R come Reitz. Il grande maestro dell’epopea di Heimat, qui onorato con la Berlinale Camera, ha consegnato al festival il suo ultimo lavoro, Filmstunde_23, un “piccolo” film (rispetto all’opus magnum con cui ci ha abituato negli scorsi decenni), ma anche uno dei più struggenti visti al festival: un viaggio indietro nel tempo, una lezione di cinema piena di saggezza, che non è solo saggezza di cinema, ma anche di vita, di libertà, di politica senza mettere il petto in fuori, senza una poderosa dichiarazione, senza slogan, senza roboante enfasi. Imparare, prego.
S come sorellanza. Sarà un caso (no, non lo è), ma sono state le donne le protagoniste della Berlinale 2024: la regista Orso d’oro, le protagoniste di una buona maggioranza di film che abbiamo visto al festival, le migliori interpretazioni, a cominciare dalla strepitosa Anja Plaschg di The Devil’s Bath.

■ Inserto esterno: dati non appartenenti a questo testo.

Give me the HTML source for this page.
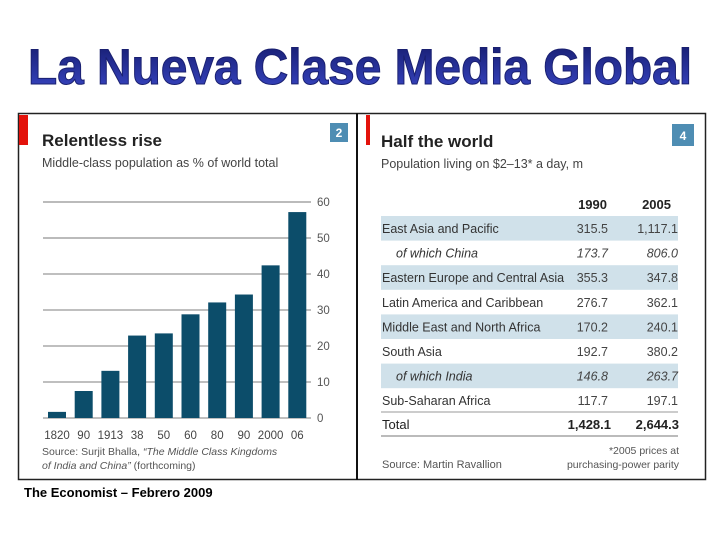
<!DOCTYPE html>
<html><head><meta charset="utf-8"><style>
body{margin:0;width:720px;height:540px;background:#fff;overflow:hidden;font-family:"Liberation Sans",sans-serif}
svg{display:block}
</style></head><body>
<svg width="720" height="540">
<defs><linearGradient id="tg" x1="0" y1="0" x2="0" y2="1"><stop offset="0" stop-color="#141a6a"/><stop offset="1" stop-color="#3a48c8"/></linearGradient></defs>
<text x="28" y="84" textLength="664" lengthAdjust="spacingAndGlyphs" font-family="Liberation Sans" font-weight="bold" font-size="50" fill="url(#tg)" stroke="#1a2070" stroke-width="1">La Nueva Clase Media Global</text>
<rect x="18.5" y="113.5" width="687" height="366" fill="none" stroke="#222" stroke-width="1.5"/>
<line x1="357" y1="113" x2="357" y2="480" stroke="#111" stroke-width="2"/>
<!-- left panel -->
<g id="left">
<rect x="19" y="115" width="9" height="30" fill="#e3120b"/>
<text x="42" y="146" font-size="17" font-weight="bold" fill="#222">Relentless rise</text>
<text x="42" y="167" font-size="12.5" fill="#444">Middle-class population as % of world total</text>
<rect x="330" y="123" width="18" height="19" fill="#4e8db3"/>
<text x="339" y="137" font-size="12" font-weight="bold" fill="#fff" text-anchor="middle">2</text>
<g id="grid"></g><g id="bars"></g><g id="xl"></g>
<text x="42" y="455" font-size="10.5" fill="#555">Source: Surjit Bhalla, <tspan font-style="italic">“The Middle Class Kingdoms</tspan></text>
<text x="42" y="469" font-size="10.5" fill="#555" font-style="italic">of India and China” <tspan font-style="normal">(forthcoming)</tspan></text>
</g>
<!-- right panel -->
<g>
<rect x="366" y="115" width="4" height="30" fill="#e3120b"/>
<text x="381" y="147" font-size="17" font-weight="bold" fill="#222">Half the world</text>
<text x="381" y="168" font-size="12.5" fill="#444">Population living on $2–13* a day, m</text>
<rect x="672" y="124" width="22" height="22" fill="#4e8db3"/>
<text x="683" y="140" font-size="12" font-weight="bold" fill="#fff" text-anchor="middle">4</text>
<text x="607" y="209" font-size="13" font-weight="bold" fill="#222" text-anchor="end">1990</text>
<text x="671" y="209" font-size="13" font-weight="bold" fill="#222" text-anchor="end">2005</text>
<g id="rows"></g>
<line x1="381" y1="412" x2="678" y2="412" stroke="#999"/>
<text x="382" y="429" font-size="13" fill="#222">Total</text>
<text x="611" y="429" font-size="13" font-weight="bold" fill="#222" text-anchor="end">1,428.1</text>
<text x="679" y="429" font-size="13" font-weight="bold" fill="#222" text-anchor="end">2,644.3</text>
<line x1="381" y1="436" x2="678" y2="436" stroke="#bbb" stroke-width="2"/>
<text x="679" y="454" font-size="10.5" fill="#555" text-anchor="end">*2005 prices at</text>
<text x="679" y="468" font-size="10.5" fill="#555" text-anchor="end">purchasing-power parity</text>
<text x="382" y="468" font-size="11" fill="#555">Source: Martin Ravallion</text>
</g>
<text x="24" y="497" font-size="13" font-weight="bold" fill="#000">The Economist – Febrero 2009</text>
</svg>
<script>
const categories=["1820","90","1913","38","50","60","80","90","2000","06"];
const values=[1.7,7.5,13.1,22.9,23.5,28.8,32.1,34.3,42.4,57.2];
const yTicks=[0,10,20,30,40,50,60];
const rowLabels=["East Asia and Pacific","of which China","Eastern Europe and Central Asia","Latin America and Caribbean","Middle East and North Africa","South Asia","of which India","Sub-Saharan Africa"];
const v1990=["315.5","173.7","355.3","276.7","170.2","192.7","146.8","117.7"];
const v2005=["1,117.1","806.0","347.8","362.1","240.1","380.2","263.7","197.1"];
const NS="http://www.w3.org/2000/svg";
function mk(t,a,p){const e=document.createElementNS(NS,t);for(const k in a)e.setAttribute(k,a[k]);p.appendChild(e);return e;}
const y=v=>418-v*(216/60);
const x=i=>48+i*26.7;
const g=document.getElementById('grid');
yTicks.forEach(t=>{
 const l=mk('line',{x1:43,x2:311,y1:y(t),y2:y(t),stroke:t>=50?'#bbb':'#999','stroke-width':t>=50?2:1.3},g);
 
 
 const tx=mk('text',{x:317,y:y(t)+4,'font-size':11.5,fill:'#555'},g);tx.textContent=t;
 
 
});
const b=document.getElementById('bars'),xl=document.getElementById('xl');
values.forEach((v,i)=>{
 const r=mk('rect',{x:x(i),y:y(v),width:18,height:y(0)-y(v),fill:'#0c4d6a'},b);
 
 
 const t=mk('text',{x:x(i)+9,y:439,'font-size':11.5,fill:'#444','text-anchor':'middle'},xl);t.textContent=categories[i];
 
 
});
const rows=document.getElementById('rows');
rowLabels.forEach((lab,i)=>{
 const top=216+i*24.6, sub=lab.startsWith('of which');
 if(i%2==0||i==6){const bg=mk('rect',{x:381,y:top,width:297,height:24.6,fill:'#d0e1ea'},rows);
  
  }
 const st=sub?{'font-style':'italic'}:{};
 const a=mk('text',Object.assign({x:sub?396:382,y:top+17,'font-size':12.5,fill:'#333'},st),rows);a.textContent=lab;
 
 
 const c=mk('text',Object.assign({x:608,y:top+17,'font-size':12.5,fill:'#444','text-anchor':'end'},st),rows);c.textContent=v1990[i];
 
 
 const d=mk('text',Object.assign({x:678,y:top+17,'font-size':12.5,fill:'#444','text-anchor':'end'},st),rows);d.textContent=v2005[i];
 
 
});
</script>
</body></html>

È una sorellanza de facto della Berlinale, e a nostro modesto avvisto vale di più del palmarés finale. E poi c’è la sorellanza ribelle di Margherita Vicario e della sue musiciste orfane nell’anno 1800 in Gloria!, una sinfonia pop forse troppo allegra per piacere agli accigliati giurati guidati da Lupita Nyong’o.
T come teste (mozzate). Ebbene, quattro donne decapitate in tre film nel medesimo festival forse sono un record: sono la contadina austriaca del Settecento spinta alla follia e un’assassina di neonati in The Devil’s Bath, la madre di un bimbo non si sa se demone o messia la cui testa decolla grazie una spada laser in L’Empire di Bruno Dumont, l’eroina (quasi dimenticata) della resistenza tedesca Hilde Coppi ghigliottinata nel dramma antinazista From Hilde with Love. Coincidenza o tendenza emblematica?
Z come zero. Ovvero zero premi all’Italia: niente per Another End di Piero Messina, niente per Gloria! di Margherita Vicario (bravissime Galatea Bellugi e Carlotta Gamba). Peccato, forse un’occasione persa, e un po’ una fastidiosa abitudine che il nostro cinema solo raramente riesca a bucare i festival internazionali e si permetta di puntare in alto all’Academy (ora si spera in Matteo Garrone che corre per l’Oscar. Auguri). Ma, prego, niente piagnistei. Appuntamento alla Berlinale 2025.